Plotting code records
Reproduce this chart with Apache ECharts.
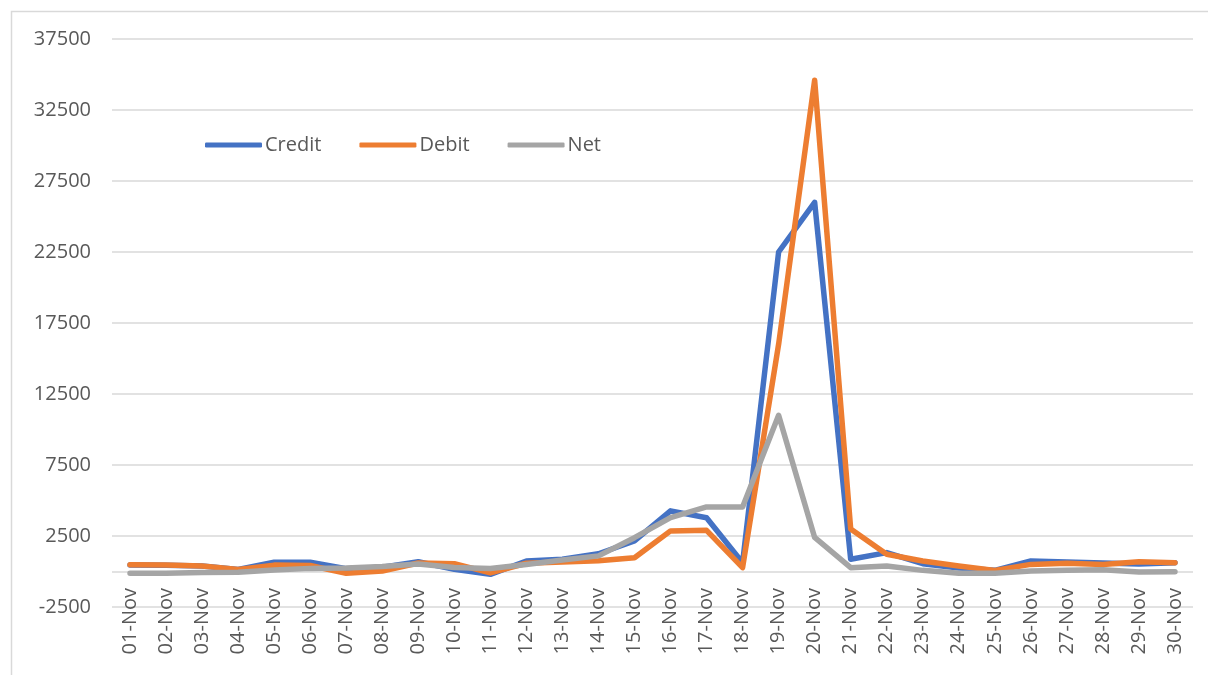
<!DOCTYPE html>
<html>
<head>
<meta charset="utf-8">
<script src="https://cdn.jsdelivr.net/npm/echarts@6/dist/echarts.min.js"></script>
<style>
html,body{margin:0;padding:0;background:#fff;}
#chart{width:1208px;height:675px;}
</style>
</head>
<body>
<div id="chart"></div>
<script>
const categories = ["01-Nov","02-Nov","03-Nov","04-Nov","05-Nov","06-Nov","07-Nov","08-Nov","09-Nov","10-Nov",
  "11-Nov","12-Nov","13-Nov","14-Nov","15-Nov","16-Nov","17-Nov","18-Nov","19-Nov","20-Nov",
  "21-Nov","22-Nov","23-Nov","24-Nov","25-Nov","26-Nov","27-Nov","28-Nov","29-Nov","30-Nov"];
const credit = [450, 440, 380, 150, 650, 650, 200, 300, 690, 150, -200, 740, 860, 1250, 2150, 4270, 3790, 620, 22500, 26000, 860, 1330, 550, 250, 80, 740, 670, 600, 530, 620];
const debit = [480, 460, 390, 150, 450, 420, -130, 30, 600, 550, -100, 580, 670, 750, 970, 2860, 2900, 270, 16000, 34600, 3000, 1210, 740, 390, 80, 500, 580, 500, 690, 620];
const net = [-130, -130, -70, -60, 100, 220, 250, 350, 530, 280, 210, 500, 810, 1100, 2380, 3790, 4550, 4550, 11000, 2400, 270, 390, 80, -130, -130, 30, 80, 130, -40, -20];
const seriesNames = ["Credit", "Debit", "Net"];
const colors = ["#4472C4", "#ED7D31", "#A5A5A5"];

const chart = echarts.init(document.getElementById('chart'), null, {renderer: 'canvas'});
const font = "'Open Sans', 'Liberation Sans', sans-serif";
const mk = (name, data, color) => ({
  name, type: 'line', data, symbol: 'none', smooth: false, z: 3,
  lineStyle: {width: 5.5, color, cap: 'round', join: 'round'},
  itemStyle: {color}
});
const series = [mk(seriesNames[0], credit, colors[0]), mk(seriesNames[1], debit, colors[1]), mk(seriesNames[2], net, colors[2])];
series[0].markLine = {
  silent: true, symbol: 'none', label: {show: false}, z: 1,
  lineStyle: {color: '#d9d9d9', width: 1.5, type: 'solid'},
  data: [{yAxis: 0}]
};
chart.setOption({
  animation: false,
  graphic: [{
    type: 'rect', left: 9, top: 9, z: -1,
    shape: {width: 1300, height: 700},
    style: {fill: 'none', stroke: '#d9d9d9', lineWidth: 1.5}
  }],
  color: colors,
  grid: {left: 112, right: 15, top: 39, bottom: 68, containLabel: false, outerBoundsMode: 'none'},
  legend: {
    left: 200, top: 130,
    icon: 'roundRect', itemWidth: 57, itemHeight: 5, itemGap: 38,
    textStyle: {fontSize: 20, color: '#595959', fontFamily: font, padding: [0,0,0,-2]},
    data: seriesNames
  },
  xAxis: {
    type: 'category', data: categories, boundaryGap: true,
    axisLine: {show: false, onZero: false},
    axisTick: {show: false},
    axisLabel: {rotate: 90, interval: 0, margin: -19, fontSize: 20, color: '#595959', fontFamily: font}
  },
  yAxis: {
    type: 'value', min: -2500, max: 37500, interval: 5000,
    axisLine: {show: false}, axisTick: {show: false},
    splitLine: {lineStyle: {color: '#d9d9d9', width: 1.5}},
    axisLabel: {margin: 21, fontSize: 20, color: '#595959', fontFamily: font, formatter: v => String(v)}
  },
  series
});
</script>
</body>
</html>
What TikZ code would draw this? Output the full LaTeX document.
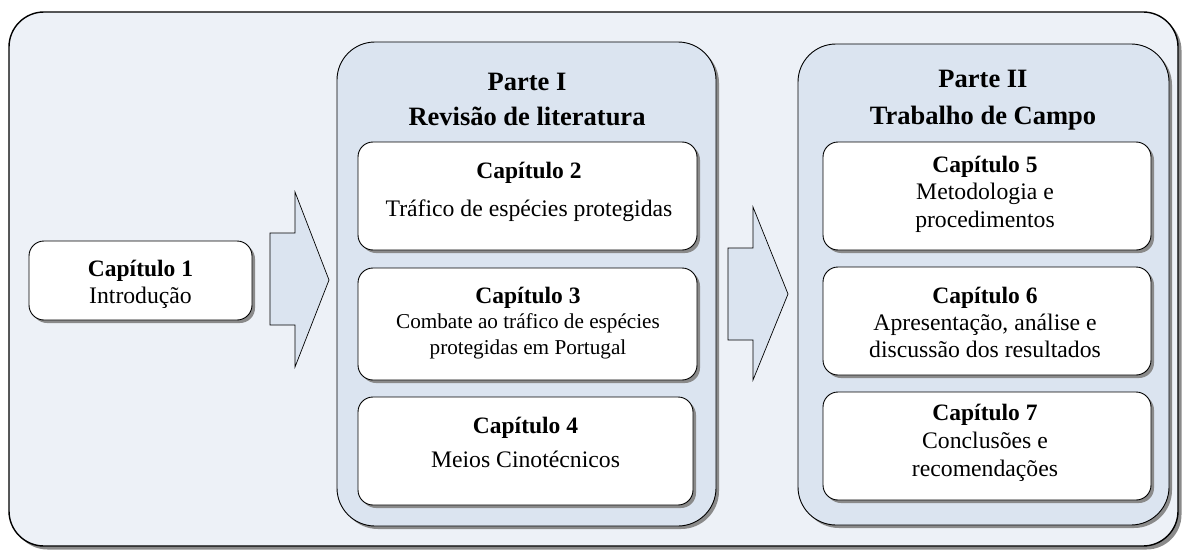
\documentclass[tikz,border=0pt]{standalone}
\usepackage{fontspec}
\setmainfont{Liberation Serif}
\usetikzlibrary{shadows}
\definecolor{outerfill}{HTML}{EDF1F7}
\definecolor{partfill}{HTML}{DBE4F0}
\definecolor{shadowgray}{HTML}{8A8A8A}
\tikzset{
  shad/.style={drop shadow={shadow xshift=#1,shadow yshift=-#1,fill=shadowgray,opacity=1}},
  outerbox/.style={draw=black,line width=1.4pt,fill=outerfill,rounded corners=35pt,shad=3.5pt,inner sep=0pt},
  partbox/.style={draw=black,line width=0.9pt,fill=partfill,rounded corners=38pt,shad=3pt,inner sep=0pt},
  capbox/.style={draw=black,line width=0.9pt,fill=white,rounded corners=15pt,shad=3pt,inner sep=0pt},
  blockarrow/.style={draw=black,line width=0.7pt,fill=partfill,line join=miter},
  txtbase/.style={anchor=base,inner sep=0pt},
  ttltxt/.style={txtbase,font=\bfseries\fontsize{26.5}{30}\selectfont},
  captxt/.style={txtbase,font=\bfseries\fontsize{23.5}{28}\selectfont},
  bodytxt/.style={txtbase,font=\fontsize{23.7}{28}\selectfont},
  smalltxt/.style={txtbase,font=\fontsize{21.2}{26}\selectfont},
}
\begin{document}
\begin{tikzpicture}[x=1pt,y=-1pt]
\useasboundingbox (0,0) rectangle (1185,551);
% outer frame
\node[outerbox,minimum width=1169pt,minimum height=534pt] (outer) at (593.5,279) {};
% parts
\node[partbox,minimum width=379pt,minimum height=484pt] (part1) at (526.5,284) {};
\node[partbox,minimum width=371pt,minimum height=481pt] (part2) at (983.5,284.5) {};
% chapter boxes
\node[capbox,minimum width=223pt,minimum height=79pt] (cap1) at (140.5,280.5) {};
\node[capbox,minimum width=339pt,minimum height=108pt] (cap2) at (527.5,196) {};
\node[capbox,minimum width=339pt,minimum height=112pt] (cap3) at (527.5,324) {};
\node[capbox,minimum width=335pt,minimum height=108pt] (cap4) at (525.5,451) {};
\node[capbox,minimum width=328pt,minimum height=108pt] (cap5) at (987,196) {};
\node[capbox,minimum width=328pt,minimum height=108pt] (cap6) at (987,321) {};
\node[capbox,minimum width=328pt,minimum height=108pt] (cap7) at (987,446) {};
% block arrows
\draw[blockarrow] (270,233) -- (295,233) -- (295,192) -- (329,280) -- (295,367) -- (295,325) -- (270,325) -- cycle;
\draw[blockarrow] (728,248) -- (753,248) -- (753,207) -- (788,294) -- (753,380) -- (753,340) -- (728,340) -- cycle;
% texts
\node[captxt]  (t1a) at (140.5,276) {Capítulo 1};
\node[bodytxt] (t1b) at (140.5,303) {Introdução};

\node[ttltxt] (p1a) at (527,90) {Parte I};
\node[ttltxt] (p1b) at (527,125.5) {Revisão de literatura};

\node[captxt]  (t2a) at (529,178) {Capítulo 2};
\node[bodytxt] (t2b) at (529,216) {Tráfico de espécies protegidas};

\node[captxt]   (t3a) at (528,303) {Capítulo 3};
\node[smalltxt] (t3b) at (528,328) {Combate ao tráfico de espécies};
\node[smalltxt] (t3c) at (528,354) {protegidas em Portugal};

\node[captxt]  (t4a) at (525.5,433) {Capítulo 4};
\node[bodytxt] (t4b) at (525.5,467) {Meios Cinotécnicos};

\node[ttltxt] (p2a) at (983,87) {Parte II};
\node[ttltxt] (p2b) at (983,124) {Trabalho de Campo};

\node[captxt]  (t5a) at (985,172) {Capítulo 5};
\node[bodytxt] (t5b) at (985,199) {Metodologia e};
\node[bodytxt] (t5c) at (985,227) {procedimentos};

\node[captxt]  (t6a) at (985,303) {Capítulo 6};
\node[bodytxt] (t6b) at (985,330) {Apresentação, análise e};
\node[bodytxt] (t6c) at (985,357.5) {discussão dos resultados};

\node[captxt]  (t7a) at (985,420) {Capítulo 7};
\node[bodytxt] (t7b) at (985,448) {Conclusões e};
\node[bodytxt] (t7c) at (985,476.5) {recomendações};
\end{tikzpicture}
\end{document}
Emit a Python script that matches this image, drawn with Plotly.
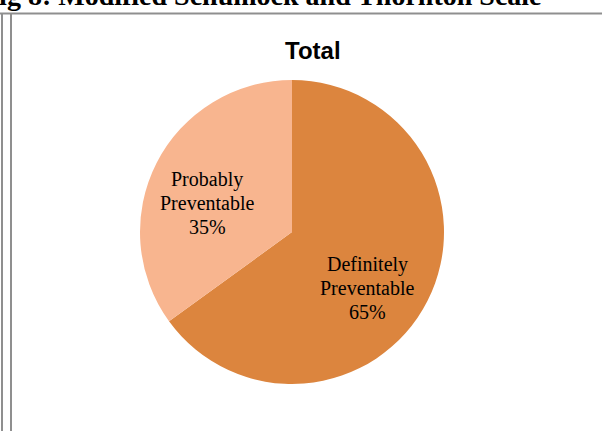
import plotly.graph_objects as go

W, H = 602, 431

# Data
categories = ["Definitely Preventable", "Probably Preventable"]
values = [65, 35]
colors = ["#DC853E", "#F8B58F"]
title_text = "Total"
caption_text = "Fig 8: Modified Schumock and Thornton Scale"

def px(x):
    return x / W

def py(y):
    return 1 - y / H

cx, cy, r = 292, 232, 152

fig = go.Figure(go.Pie(
    labels=categories,
    values=values,
    sort=False,
    direction="clockwise",
    rotation=0,
    marker=dict(colors=colors, line=dict(width=0)),
    textinfo="none",
    hoverinfo="label+percent",
    domain=dict(x=[px(cx - r), px(cx + r)], y=[py(cy + r), py(cy - r)]),
    showlegend=False,
))

total = sum(values)
label_pos = {"Definitely Preventable": (367, 288), "Probably Preventable": (207, 203)}
line_gap = 24
annotations = []
for cat, v in zip(categories, values):
    lx, ly = label_pos[cat]
    lines = cat.split(" ") + [f"{round(100 * v / total)}%"]
    n = len(lines)
    for i, t in enumerate(lines):
        yy = ly + (i - (n - 1) / 2) * line_gap
        annotations.append(dict(
            x=px(lx), y=py(yy), xref="paper", yref="paper",
            text=t, showarrow=False, xanchor="center", yanchor="middle",
            font=dict(family="Liberation Serif", size=20, color="#000000"),
        ))

annotations.append(dict(
    x=px(313), y=py(51), xref="paper", yref="paper", text=f"<b>{title_text}</b>",
    showarrow=False, xanchor="center", yanchor="middle",
    font=dict(family="Liberation Sans", size=24, color="#000000"),
))
annotations.append(dict(
    x=px(543), y=py(12), xref="paper", yref="paper", text=f"<b>{caption_text}</b>",
    showarrow=False, xanchor="right", yanchor="bottom", borderpad=0,
    font=dict(family="Liberation Serif", size=28, color="#000000"),
))

line_col = "#8f8f8f"
shapes = [
    dict(type="line", xref="paper", yref="paper", x0=0, x1=1, y0=py(13.5), y1=py(13.5),
         line=dict(color=line_col, width=2)),
    dict(type="line", xref="paper", yref="paper", x0=px(2), x1=px(2), y0=py(13), y1=0,
         line=dict(color=line_col, width=2)),
    dict(type="line", xref="paper", yref="paper", x0=px(11), x1=px(11), y0=py(14), y1=0,
         line=dict(color=line_col, width=2)),
]

fig.update_layout(
    width=W, height=H,
    margin=dict(l=0, r=0, t=0, b=0),
    paper_bgcolor="white", plot_bgcolor="white",
    annotations=annotations, shapes=shapes,
)

fig.write_html("out.html")
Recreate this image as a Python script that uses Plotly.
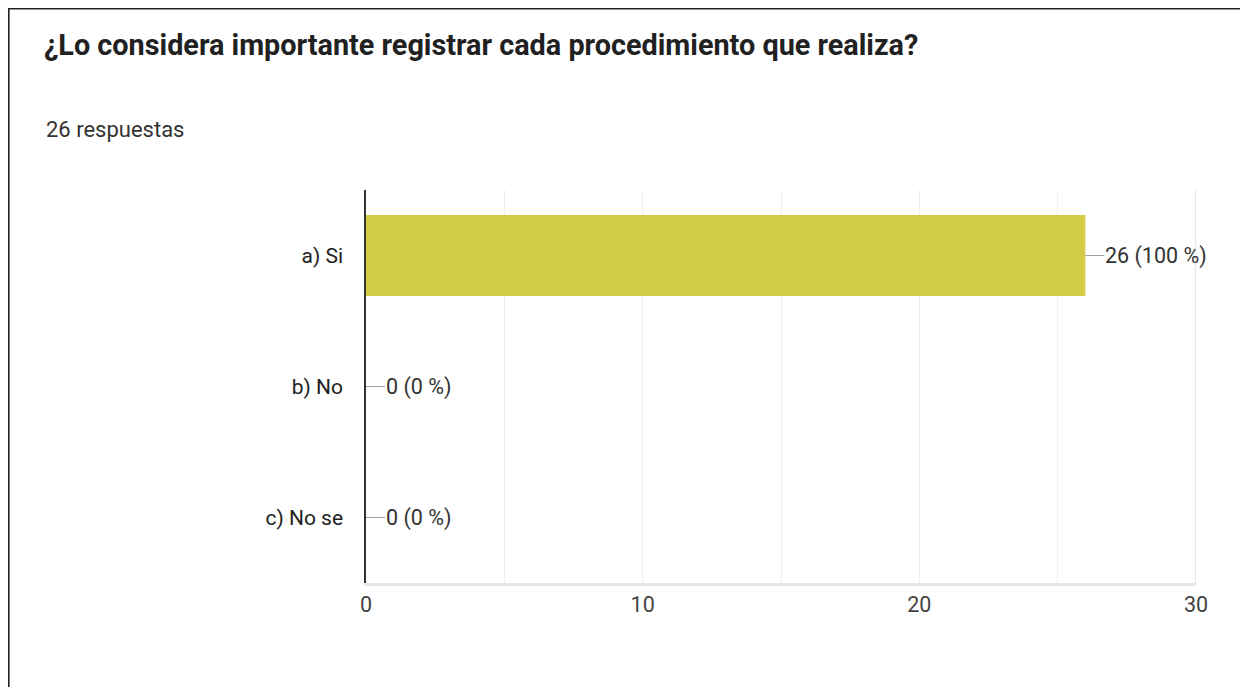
import plotly.graph_objects as go

# ---- data ----
categories = ["a) Si", "b) No", "c) No se"]
counts = [26, 0, 0]
percents = [100, 0, 0]
x_tick_vals = [0, 10, 20, 30]
x_tick_text = ["0", "10", "20", "30"]
title_text = "¿Lo considera importante registrar cada procedimiento que realiza?"
subtitle_text = "26 respuestas"

# page body has an 8px margin; figure coords = reference coords - 8
W, H = 1240, 679
L, R, T, B = 358, 52, 182, 104
pw, ph = W - L - R, H - T - B


def px_x(px):
    return (px - L) / pw


def px_y(py):
    return 1 - (py - T) / ph


fig = go.Figure()
fig.add_trace(go.Bar(
    x=counts, y=categories, orientation="h",
    marker=dict(color="#d3cc45", line=dict(width=0)),
    width=0.62, hoverinfo="skip",
))

annotations = []
for c, v, p in zip(categories, counts, percents):
    annotations.append(dict(
        x=v, y=c, xref="x", yref="y",
        text=f"{v} ({p} %)", showarrow=True, arrowhead=0,
        arrowwidth=1.2, arrowcolor="#9e9e9e", ax=19, ay=0,
        xanchor="left", yanchor="middle", borderpad=0, standoff=0,
        font=dict(family="Roboto", size=21.5, color="#333333"),
    ))

annotations.append(dict(
    x=px_x(36), y=px_y(121), xref="paper", yref="paper",
    text=subtitle_text, showarrow=False, xanchor="left", yanchor="middle",
    font=dict(family="Roboto", size=22, color="#333333"),
))

border = dict(
    type="path", xref="paper", yref="paper",
    path=(f"M {px_x(0.8)},{px_y(H + 5)} L {px_x(0.8)},{px_y(0.8)} "
          f"L {px_x(1237)},{px_y(0.8)} L {px_x(1237)},{px_y(H + 5)}"),
    line=dict(color="#222222", width=1.6), layer="above",
)

fig.update_layout(
    width=W, height=H,
    margin=dict(l=L, r=R, t=T, b=B),
    paper_bgcolor="white", plot_bgcolor="white",
    showlegend=False,
    title=dict(
        text=f"<b>{title_text}</b>", x=36 / W, xanchor="left",
        y=1 - 37 / H, yanchor="middle", xref="container", yref="container",
        font=dict(family="Roboto", size=28.8, color="#212121"),
    ),
    xaxis=dict(
        range=[0, 30], tickvals=x_tick_vals, ticktext=x_tick_text,
        showgrid=True, gridcolor="#eeeeee", gridwidth=1,
        minor=dict(dtick=5, showgrid=True, gridcolor="#eeeeee", gridwidth=1),
        zeroline=False, showline=True, linecolor="#e6e6e6", linewidth=3,
        mirror=False, ticks="", ticklen=0,
        tickfont=dict(family="Roboto", size=21.5, color="#444444"),
        fixedrange=True,
    ),
    yaxis=dict(
        autorange="reversed", showgrid=False, zeroline=False,
        showline=True, linecolor="#333333", linewidth=1.5,
        ticks="", ticklabelstandoff=17,
        tickfont=dict(family="Roboto", size=21, color="#222222"),
        fixedrange=True,
    ),
    annotations=annotations,
    shapes=[
        border,
        dict(type="line", xref="x", yref="paper", x0=30, x1=30, y0=0, y1=1,
             line=dict(color="#e6e6e6", width=2), layer="below"),
    ],
)

fig.write_html("out.html")
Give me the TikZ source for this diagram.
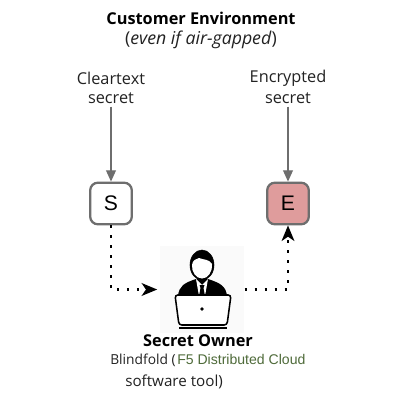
\documentclass[tikz,border=0pt]{standalone}
\usepackage{fontspec}
\setmainfont{Open Sans}
\newfontfamily\arialfont{Liberation Sans}
\usetikzlibrary{arrows.meta, positioning}
\definecolor{boxgray}{HTML}{6E6E6E}
\definecolor{boxred}{HTML}{DF9C9C}
\definecolor{toolgreen}{HTML}{4F6B3A}
\definecolor{textgray}{HTML}{222222}
\tikzset{
  secretbox/.style={draw=boxgray,rounded corners=5.5pt,line width=1.6pt,minimum size=1.04cm,inner sep=0pt,font=\arialfont\fontsize{15}{15}\selectfont},
  caption/.style={inner sep=0pt,font=\fontsize{11.6}{11.6}\selectfont,text=textgray},
  heading/.style={inner sep=0pt,font=\fontsize{11.6}{11.6}\selectfont\bfseries,text=black},
  feed/.style={draw=boxgray,line width=0.9pt,shorten <=2pt,-{Triangle[length=8pt,width=7pt,fill=boxgray]}},
  hop/.style={line width=1.9pt,dash pattern=on 1.9pt off 5.2pt,-{Stealth[length=11pt,width=9pt,inset=3pt]}}
}
\begin{document}
\begin{tikzpicture}[x=0.025cm,y=-0.025cm]
  \useasboundingbox (0,0) rectangle (400,400);
  \fill[white] (0,0) rectangle (400,400);
  \node[heading](title) at (201,18) {Customer Environment};
  \node[caption,font=\fontsize{12.6}{12.6}\selectfont](note) at (201,39.5) {(\textit{even if air-gapped})};
  \node[caption](clear) at (111,78) {Cleartext};
  \node[caption](clearb) at (111,98) {secret};
  \node[caption](enc) at (288,78) {Encrypted};
  \node[caption](encb) at (288,98) {secret};
  \node[secretbox](s) at (111,203.5) {S};
  \node[secretbox,fill=boxred](e) at (288,203.5) {E};
  \node[minimum width=2.12cm,minimum height=2.18cm,inner sep=0pt,fill=black!2](owner) at (202,289.5) {};
  % person
  \fill (178,296) .. controls (179,286) and (184,283) .. (196,279) -- (208,279) .. controls (220,283) and (226,286) .. (227,296) -- cycle;
  \fill[white] (196,279) -- (202,285) -- (208,279) -- (205,296) -- (199,296) -- cycle;
  \fill (199.5,285) -- (204.5,285) -- (203.5,288) -- (205,296) -- (199,296) -- (200.5,288) -- cycle;
  \filldraw[fill=black] (202,265) ellipse (12 and 15);
  \fill[white] (192,265) .. controls (192.5,260) and (196,259) .. (199,258) .. controls (204,260) and (209,259) .. (212,264) .. controls (212.5,272) and (208,278.5) .. (202,278.5) .. controls (196,278.5) and (191.5,272) .. (192,265) -- cycle;
  % laptop
  \filldraw[fill=white,line width=1.1pt,rounded corners=2pt] (175,295) -- (231,295) -- (227,325) -- (179,325) -- cycle;
  \draw[line width=1.3pt] (179,328) -- (227,328);
  \fill (202,309) circle (1.9);
  \node[heading](ownerlabel) at (198,341) {Secret Owner};
  \node[caption,anchor=base west,font=\fontsize{9.8}{9.8}\selectfont](tool) at (110,364) {Blindfold (};
  \node[inner sep=0pt,anchor=base west,text=toolgreen,font=\arialfont\fontsize{10}{10}\selectfont](cloud) at (177,364) {F5 Distributed Cloud};
  \node[caption,anchor=base west,font=\fontsize{10.8}{10.8}\selectfont](toolb) at (125,386) {software tool)};
  \draw[feed] (clearb) -- (s);
  \draw[feed] (encb) -- (e);
  \draw[hop,shorten >=1.5pt] (s) |- (owner);
  \draw[hop] (owner) -| (e);
\end{tikzpicture}
\end{document}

INSTRUCTIONS TO FOLLOW
Beginning with the line above that contains "Emit a Python" and finishing with the line that contains "cx, cy, r = 292, 232, 152", print those lines exactly and only. Skip all pictures.

OUTPUT
Emit a Python script that matches this image, drawn with Plotly.
import plotly.graph_objects as go

W, H = 602, 431

# Data
categories = ["Definitely Preventable", "Probably Preventable"]
values = [65, 35]
colors = ["#DC853E", "#F8B58F"]
title_text = "Total"
caption_text = "Fig 8: Modified Schumock and Thornton Scale"

def px(x):
    return x / W

def py(y):
    return 1 - y / H

cx, cy, r = 292, 232, 152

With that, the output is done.